Lerner’s parents ended up living separate lives in the same home. Ilona had her own room, and eventually bought a separate studio where she hosted her various paramours. Robert Kronstein, did the same, acquiring a separate apartment for his mistress. Gerda and Nora had to make appointments to see their mother, their daily care mainly being handled by nannies and other caretakers. Although Gerda talks about the strain that this familial arrangement had on her relationship with her mother, in her autobiography Fireweed, observing her mothers unapologetic lifestyle was an early education in female independence that she appreciated later in life.

As Lerner got older she embraced more of her mother’s influence and began to see her mother as a victim, unwilling to conform to society’s idea of what a wife and mother should be. This led her to embrace jazz and modern literature, which was radical content at the time.

Throughout Lerner’s teen years she became more radicalized and was sent to England by her father, so she could learn the English language and to separate her from friends and a boyfriend he didn’t care for. Unfortunately, the family she stayed with were anti-Semites, so with permission from her father, she joined a youth camp in Wales held by Communist J B S Haldane that exposed her to Marxism.

At the start of World War II, Lerner arrived in the United States, sponsored by a boyfriend she married to get in the country and divorced in 1940. Soon after she met Carl Lerner, a Communist theater director. They married and moved to Los Angeles where Carl worked as a film editor and Gerda began writing short stories. They collaborated on screenplays, including Black Like Me in 1964, which Carl directed.

She soon became a national leader in the Congress of American Women (CAW), affiliated with the Women’s International Democratic Federation, influenced by Communist theories. With the CAW she worked with poor black women and began to understand the limitations of her own wealthy upbringing and the assumptions she had developed.

When challenges to Communism’s arrived, Carl Lerner’s career in Hollywood ended. They moved back to New York where they settled into a home in Astoria, Queens. The Lerner’s wanted to expose their children to as many cultures as possible. Gerda became active in women’s groups like the National Organization for Women (NOW) and the Parent Teach Association. NOW included black women, union members, and more leftist views. At age 38, Gerda started college and received a B.A. and PhD from Columbia University. Writing her dissertation on the Grimke sisters, children of slave owners that became antislavery activists and early women’s rights activists, was her way of furthering her belief in racial and gender equality.

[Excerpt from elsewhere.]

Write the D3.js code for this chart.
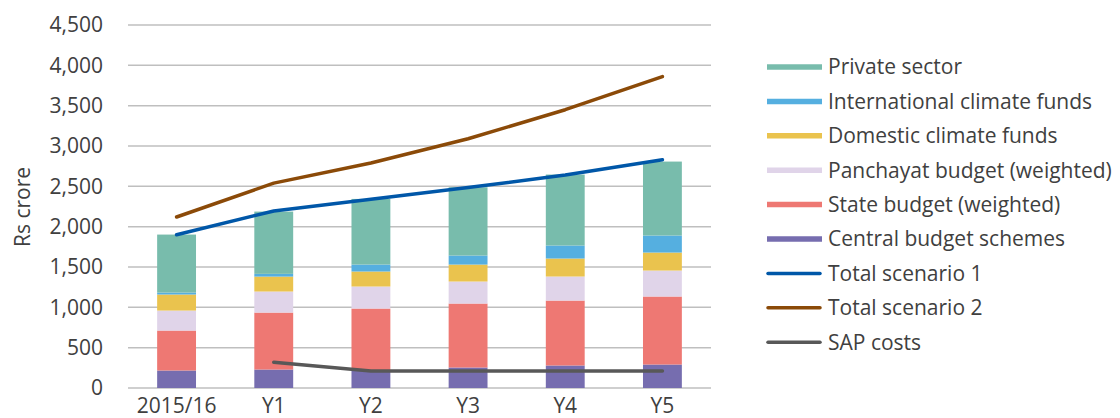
<!DOCTYPE html>
<html>
<head>
<meta charset="utf-8">
<script src="https://cdn.jsdelivr.net/npm/d3@7"></script>
<style>
  body { margin: 0; background: #fff; }
  svg text { font-family: "Open Sans", sans-serif; font-weight: 400; fill: #404040; }
</style>
</head>
<body>
<div id="chart"></div>
<script>
const categories = ['2015/16', 'Y1', 'Y2', 'Y3', 'Y4', 'Y5'];

// stacked bar series, bottom to top
const centralBudget = [217, 229, 220, 254, 279, 291];
const stateBudget = [495, 706, 765, 793, 805, 843];
const panchayatBudget = [248, 261, 273, 273, 298, 322];
const domesticFunds = [199, 185, 186, 210, 223, 223];
const internationalFunds = [24, 34, 86, 112, 161, 211];
const privateSector = [719, 772, 814, 847, 880, 917];

// line series
const totalScenario1 = [1900, 2195, 2340, 2485, 2640, 2830];
const totalScenario2 = [2120, 2540, 2790, 3090, 3450, 3860];
const sapCosts = [null, 320, 210, 210, 210, 210];

const yTicks = [0, 500, 1000, 1500, 2000, 2500, 3000, 3500, 4000, 4500];

const barSeries = [
  { key: 'central', name: 'Central budget schemes', values: centralBudget, color: '#766daf' },
  { key: 'state', name: 'State budget (weighted)', values: stateBudget, color: '#ee7873' },
  { key: 'panchayat', name: 'Panchayat budget (weighted)', values: panchayatBudget, color: '#e0d4e9' },
  { key: 'domestic', name: 'Domestic climate funds', values: domesticFunds, color: '#eac34e' },
  { key: 'international', name: 'International climate funds', values: internationalFunds, color: '#55afe0' },
  { key: 'private', name: 'Private sector', values: privateSector, color: '#78bcac' }
];
const lineSeries = [
  { name: 'Total scenario 1', values: totalScenario1, color: '#0057a8' },
  { name: 'Total scenario 2', values: totalScenario2, color: '#8b4a08' },
  { name: 'SAP costs', values: sapCosts, color: '#585858' }
];

const W = 1120, H = 418;
const margin = { top: 25, right: 409, bottom: 30, left: 128 };
const width = W - margin.left - margin.right;
const height = H - margin.top - margin.bottom;

const svg = d3.select('#chart').append('svg')
  .attr('width', W)
  .attr('height', H);

const g = svg.append('g')
  .attr('transform', 'translate(' + margin.left + ',' + margin.top + ')');

const x = d3.scaleBand().domain(categories).range([0, width]).paddingInner(0.6).paddingOuter(0.3);
const y = d3.scaleLinear().domain([0, 4500]).range([height, 0]);

// gridlines
g.append('g')
  .selectAll('line')
  .data(yTicks)
  .enter().append('line')
  .attr('x1', 0)
  .attr('x2', width)
  .attr('y1', d => y(d))
  .attr('y2', d => y(d))
  .attr('stroke', '#bfbfbf')
  .attr('stroke-width', 1.5);

// y tick labels
g.append('g')
  .selectAll('text')
  .data(yTicks)
  .enter().append('text')
  .attr('x', -25)
  .attr('y', d => y(d))
  .attr('dy', '0.35em')
  .attr('text-anchor', 'end')
  .style('font-size', '21px')
  .text(d => d3.format(',')(d));

// x labels
g.append('g')
  .selectAll('text')
  .data(categories)
  .enter().append('text')
  .attr('x', d => x(d) + x.bandwidth() / 2)
  .attr('y', height + 25)
  .attr('text-anchor', 'middle')
  .style('font-size', '21px')
  .text(d => d);

// y axis title
svg.append('text')
  .attr('transform', 'translate(30,' + 207 + ') rotate(-90)')
  .attr('text-anchor', 'middle')
  .style('font-size', '21px')
  .text('Rs crore');

// stacked bars
const table = categories.map((c, i) => {
  const row = { category: c };
  barSeries.forEach(s => { row[s.key] = s.values[i]; });
  return row;
});
const stack = d3.stack().keys(barSeries.map(s => s.key))(table);

g.append('g')
  .selectAll('g')
  .data(stack)
  .enter().append('g')
  .attr('fill', (d, i) => barSeries[i].color)
  .selectAll('rect')
  .data(d => d)
  .enter().append('rect')
  .attr('x', d => x(d.data.category))
  .attr('y', d => y(d[1]))
  .attr('width', x.bandwidth())
  .attr('height', d => y(d[0]) - y(d[1]));

// lines
const line = d3.line()
  .defined(d => d.v != null)
  .x(d => x(d.c) + x.bandwidth() / 2)
  .y(d => y(d.v));

lineSeries.forEach(s => {
  g.append('path')
    .datum(categories.map((c, i) => ({ c: c, v: s.values[i] })))
    .attr('fill', 'none')
    .attr('stroke', s.color)
    .attr('stroke-width', 3.5)
    .attr('stroke-linecap', 'round')
    .attr('stroke-linejoin', 'round')
    .attr('d', line);
});

// legend
const legendItems = barSeries.slice().reverse().map(s => ({ name: s.name, color: s.color, type: 'bar' }))
  .concat(lineSeries.map(s => ({ name: s.name, color: s.color, type: 'line' })));

const legend = svg.append('g').attr('transform', 'translate(767,67)');
const item = legend.selectAll('g')
  .data(legendItems)
  .enter().append('g')
  .attr('transform', (d, i) => 'translate(0,' + (i * 34.4) + ')');

item.append('line')
  .attr('x1', d => d.type === 'bar' ? 0 : 1)
  .attr('x2', d => d.type === 'bar' ? 55 : 53)
  .attr('y1', 0)
  .attr('y2', 0)
  .attr('stroke', d => d.color)
  .attr('stroke-width', d => d.type === 'bar' ? 5.5 : 3.5)
  .attr('stroke-linecap', d => d.type === 'bar' ? 'butt' : 'round');

item.append('text')
  .attr('x', 61)
  .attr('y', 0)
  .attr('dy', '0.35em')
  .style('font-size', '21px')
  .text(d => d.name);
</script>
</body>
</html>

Her dedication to equality continued for the rest of her life. Her book Black Women in White America is one of her most influential writings. There was so little information about black women’s experience but her book proved that African American women’s history could be written.

As a professor at Sarah Lawrence College she wanted to build a women’s history program, but was met with rejection because administrators felt, since they were a women’s college, it was unnecessary. She succeeded in establishing a Masters program, which still exists today.

In the late 1980’s and early 1990’s, Lerner published in two parts, Creation of Patriarchy and Creation of Feminist Consciousness. In it, she outlined that the patriarchy was the first source of all oppression.

Gerda Lerner’s career is marked by clarity of how power dynamics work and higher consciousness of how we are all related; rejecting inequality and oppression based on class, race, and gender. She was unapologetic, and didn’t tolerate disrespect. Her instinct to fight made her a “nasty woman.”

So why should we study Women’s History? The hard acknowledgment is that, like so many revolutionary women, toward the end of her life, she continued to see the neglect of women in history, and the rise of xenophobia and racism throughout the world. Although there are lights of hope, more and more history is erased, white washed, or ignored. Someone must pick up the mantle and more hands make the load light.